I didn’t know how to do it when the nurse gently lifted that tiny burrito-blanketed bundle out of my arms and took him to the hospital nursery, even though it was just for the length of the nap I was supposed to take, but couldn’t. Because for the first time in nine months, he wasn’t with me.
I didn’t know how to do it when the lady in the church nursery had to peel his screaming, two-year-old body away from where he clung so desperately to my side.
I didn’t know how to do it when I dropped him off on his first day of kindergarten, and I cried the same tears ten years later because I still hadn’t figured it out on his first day of high school.
Now, the child who once clung is ripping himself out of my arms and my home in the most painful ways possible, barrelling head-first into adulthood even though he isn’t as ready for it as he believes. And I just I marvel over how 18 years of separations still haven’t prepared me one bit for this new reality of not having my oldest child in my life every day.
I don’t know how to do it.
None of my friends sending their kids off to college this fall seem to know how to manage it, either.
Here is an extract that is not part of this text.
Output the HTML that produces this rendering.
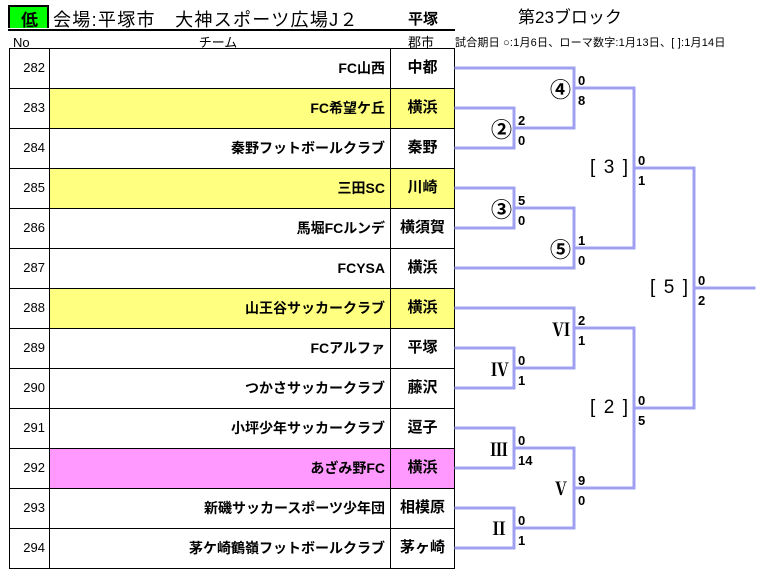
<!DOCTYPE html>
<html><head><meta charset="utf-8">
<style>
html,body{margin:0;padding:0}
body{width:764px;height:575px;background:#fff;position:relative;overflow:hidden;font-family:"Liberation Sans","Noto Sans CJK JP",sans-serif;color:#000}
.a{position:absolute;white-space:nowrap;height:20px;line-height:20px}
.hl{position:absolute;background:#000;height:1px}
.vl{position:absolute;background:#000;width:1px}
.num{position:absolute;left:10px;width:35px;text-align:right;font-size:13px;height:20px;line-height:20px}
.nm{position:absolute;left:50px;width:335px;text-align:right;font-size:14px;font-weight:bold;height:20px;line-height:20px;white-space:nowrap}
.ct{position:absolute;left:391px;width:63px;text-align:center;font-size:15px;font-weight:bold;height:20px;line-height:20px;white-space:nowrap}
.sc{position:absolute;font-size:13px;font-weight:bold;height:20px;line-height:20px;font-family:"Liberation Sans",sans-serif}
.ci{position:absolute;font-size:21px;font-weight:bold;height:24px;line-height:24px;text-align:right;font-family:"Noto Sans CJK JP",sans-serif}
.ro{position:absolute;font-size:18px;font-weight:bold;height:20px;line-height:20px;text-align:right;font-family:"Noto Serif CJK SC","Noto Sans CJK JP",serif}
.br{position:absolute;width:38px;height:24px;line-height:24px;font-size:19px;display:flex;justify-content:space-between;font-family:"Liberation Sans",sans-serif}
</style></head><body>

<!-- header -->
<div style="position:absolute;left:8px;top:5px;width:37px;height:21px;background:#00ff00;border:2px solid #000;border-bottom:none"></div>
<div class="a" style="left:9px;width:41px;top:9px;text-align:center;font-size:17px;font-weight:bold;font-family:'Noto Sans CJK JP',sans-serif">低</div>
<div class="a" style="left:53px;top:10px;font-size:18px;letter-spacing:1.3px">会場:平塚市　大神スポーツ広場J２</div>
<div class="a" style="left:408px;top:10px;font-size:15px;font-weight:bold">平塚</div>
<div style="position:absolute;left:8px;top:29px;width:447px;height:2px;background:#000"></div>
<div class="a" style="left:518px;top:8px;font-size:17px">第23ブロック</div>
<div class="a" style="left:455px;top:33px;font-size:11px;letter-spacing:0.2px">試合期日 ○:1月6日、ローマ数字:1月13日、[ ]:1月14日</div>
<div class="a" style="left:13px;top:33px;font-size:13px">No</div>
<div class="a" style="left:188px;width:60px;text-align:center;top:33px;font-size:13px">チーム</div>
<div class="a" style="left:408px;top:33px;font-size:13px">郡市</div>

<!-- row fills -->
<div style="position:absolute;left:50px;top:89px;width:404px;height:39px;background:#ffff80"></div>
<div style="position:absolute;left:50px;top:169px;width:404px;height:39px;background:#ffff80"></div>
<div style="position:absolute;left:50px;top:289px;width:404px;height:39px;background:#ffff80"></div>
<div style="position:absolute;left:50px;top:449px;width:404px;height:39px;background:#ff99ff"></div>

<!-- grid -->
<div class="hl" style="left:9px;width:446px;top:48px"></div>
<div class="hl" style="left:9px;width:446px;top:88px"></div>
<div class="hl" style="left:9px;width:446px;top:128px"></div>
<div class="hl" style="left:9px;width:446px;top:168px"></div>
<div class="hl" style="left:9px;width:446px;top:208px"></div>
<div class="hl" style="left:9px;width:446px;top:248px"></div>
<div class="hl" style="left:9px;width:446px;top:288px"></div>
<div class="hl" style="left:9px;width:446px;top:328px"></div>
<div class="hl" style="left:9px;width:446px;top:368px"></div>
<div class="hl" style="left:9px;width:446px;top:408px"></div>
<div class="hl" style="left:9px;width:446px;top:448px"></div>
<div class="hl" style="left:9px;width:446px;top:488px"></div>
<div class="hl" style="left:9px;width:446px;top:528px"></div>
<div class="hl" style="left:9px;width:446px;top:568px"></div>
<div class="vl" style="left:9px;top:48px;height:521px"></div>
<div class="vl" style="left:49px;top:48px;height:521px"></div>
<div class="vl" style="left:390px;top:48px;height:521px"></div>
<div class="vl" style="left:454px;top:48px;height:521px"></div>

<!-- rows -->
<div class="num" style="top:58px">282</div><div class="nm" style="top:58px">FC山西</div><div class="ct" style="top:58px">中都</div>
<div class="num" style="top:98px">283</div><div class="nm" style="top:98px">FC希望ケ丘</div><div class="ct" style="top:98px">横浜</div>
<div class="num" style="top:138px">284</div><div class="nm" style="top:138px">秦野フットボールクラブ</div><div class="ct" style="top:138px">秦野</div>
<div class="num" style="top:178px">285</div><div class="nm" style="top:178px">三田SC</div><div class="ct" style="top:178px">川崎</div>
<div class="num" style="top:218px">286</div><div class="nm" style="top:218px">馬堀FCルンデ</div><div class="ct" style="top:218px">横須賀</div>
<div class="num" style="top:258px">287</div><div class="nm" style="top:258px">FCYSA</div><div class="ct" style="top:258px">横浜</div>
<div class="num" style="top:298px">288</div><div class="nm" style="top:298px">山王谷サッカークラブ</div><div class="ct" style="top:298px">横浜</div>
<div class="num" style="top:338px">289</div><div class="nm" style="top:338px">FCアルファ</div><div class="ct" style="top:338px">平塚</div>
<div class="num" style="top:378px">290</div><div class="nm" style="top:378px">つかさサッカークラブ</div><div class="ct" style="top:378px">藤沢</div>
<div class="num" style="top:418px">291</div><div class="nm" style="top:418px">小坪少年サッカークラブ</div><div class="ct" style="top:418px">逗子</div>
<div class="num" style="top:458px">292</div><div class="nm" style="top:458px">あざみ野FC</div><div class="ct" style="top:458px">横浜</div>
<div class="num" style="top:498px">293</div><div class="nm" style="top:498px">新磯サッカースポーツ少年団</div><div class="ct" style="top:498px">相模原</div>
<div class="num" style="top:538px">294</div><div class="nm" style="top:538px">茅ケ崎鶴嶺フットボールクラブ</div><div class="ct" style="top:538px">茅ヶ崎</div>

<!-- bracket lines -->
<svg width="764" height="575" style="position:absolute;left:0;top:0" xmlns="http://www.w3.org/2000/svg">
<g fill="none" stroke="#a0a0f0" stroke-width="3" stroke-linecap="square" stroke-linejoin="miter">
<path d="M456 108 H514 V148 H456 M514 128 H574"/>
<path d="M456 68 H574 V128 M574 88 H634"/>
<path d="M456 188 H514 V228 H456 M514 208 H574"/>
<path d="M456 268 H574 V208 M574 248 H634"/>
<path d="M634 88 V248 M634 168 H694"/>
<path d="M456 308 H574 V368 M574 328 H634"/>
<path d="M456 348 H514 V388 H456 M514 368 H574"/>
<path d="M456 428 H514 V468 H456 M514 448 H574"/>
<path d="M456 508 H514 V548 H456 M514 528 H574"/>
<path d="M574 448 V528 M574 488 H634"/>
<path d="M634 328 V488 M634 408 H694"/>
<path d="M694 168 V408 M694 288 H754"/>
</g>
</svg>

<!-- scores -->
<div class="sc" style="left:578px;top:71px">0</div><div class="sc" style="left:578px;top:91px">8</div>
<div class="sc" style="left:518px;top:111px">2</div><div class="sc" style="left:518px;top:131px">0</div>
<div class="sc" style="left:518px;top:191px">5</div><div class="sc" style="left:518px;top:211px">0</div>
<div class="sc" style="left:578px;top:231px">1</div><div class="sc" style="left:578px;top:251px">0</div>
<div class="sc" style="left:638px;top:151px">0</div><div class="sc" style="left:638px;top:171px">1</div>
<div class="sc" style="left:698px;top:271px">0</div><div class="sc" style="left:698px;top:291px">2</div>
<div class="sc" style="left:578px;top:311px">2</div><div class="sc" style="left:578px;top:331px">1</div>
<div class="sc" style="left:518px;top:351px">0</div><div class="sc" style="left:518px;top:371px">1</div>
<div class="sc" style="left:638px;top:391px">0</div><div class="sc" style="left:638px;top:411px">5</div>
<div class="sc" style="left:518px;top:431px">0</div><div class="sc" style="left:518px;top:451px">14</div>
<div class="sc" style="left:578px;top:471px">9</div><div class="sc" style="left:578px;top:491px">0</div>
<div class="sc" style="left:518px;top:511px">0</div><div class="sc" style="left:518px;top:531px">1</div>

<!-- circled match labels -->
<div class="ci" style="right:193px;top:77px">④</div>
<div class="ci" style="right:252px;top:117px">②</div>
<div class="ci" style="right:252px;top:197px">③</div>
<div class="ci" style="right:193px;top:237px">⑤</div>

<!-- roman labels -->
<div class="ro" style="right:194px;top:319px">Ⅵ</div>
<div class="ro" style="right:255px;top:359px">Ⅳ</div>
<div class="ro" style="right:256px;top:439px">Ⅲ</div>
<div class="ro" style="right:194px;top:478px">Ⅴ</div>
<div class="ro" style="right:256px;top:518px">Ⅱ</div>

<!-- bracket labels -->
<div class="br" style="left:590px;top:156px"><span>[</span><span>3</span><span>]</span></div>
<div class="br" style="left:650px;top:276px"><span>[</span><span>5</span><span>]</span></div>
<div class="br" style="left:590px;top:396px"><span>[</span><span>2</span><span>]</span></div>

</body></html>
My sweet pastor friend in Uganda, Jacob, said goodbye today to his 17-year-old son, who lost a painful battle with bone cancer. A mutual friend of ours says Jacob is “grieving deeply.”
How could a loving parent be doing anything but? How is he even breathing, still? I sob for this child, Vincent, a boy as full of promise as my own son and I can’t imagine a permanent goodbye, no matter how much my eldest and I drive each other crazy right now.
I don’t know how Jacob and his wife are doing it. I don’t know how.
These children, they’re all just on loan, aren’t they, for just such a short, short time–some, a far too brief moment in time.
And in different ways, at different times, we do indeed have to let them go.
It sounds so simple, but it isn’t, at all.
Just open our hands and let them sift through our fingers, golden dust flecked with diamonds, mingled down into dirt and thorns, where they might grow into something they could’ve never become as long as we held onto them.
Or like Jacob, we are forced to fling them heavenward, where their brightness twinkles over us forever, our nights gently lit by these, our brightest stars.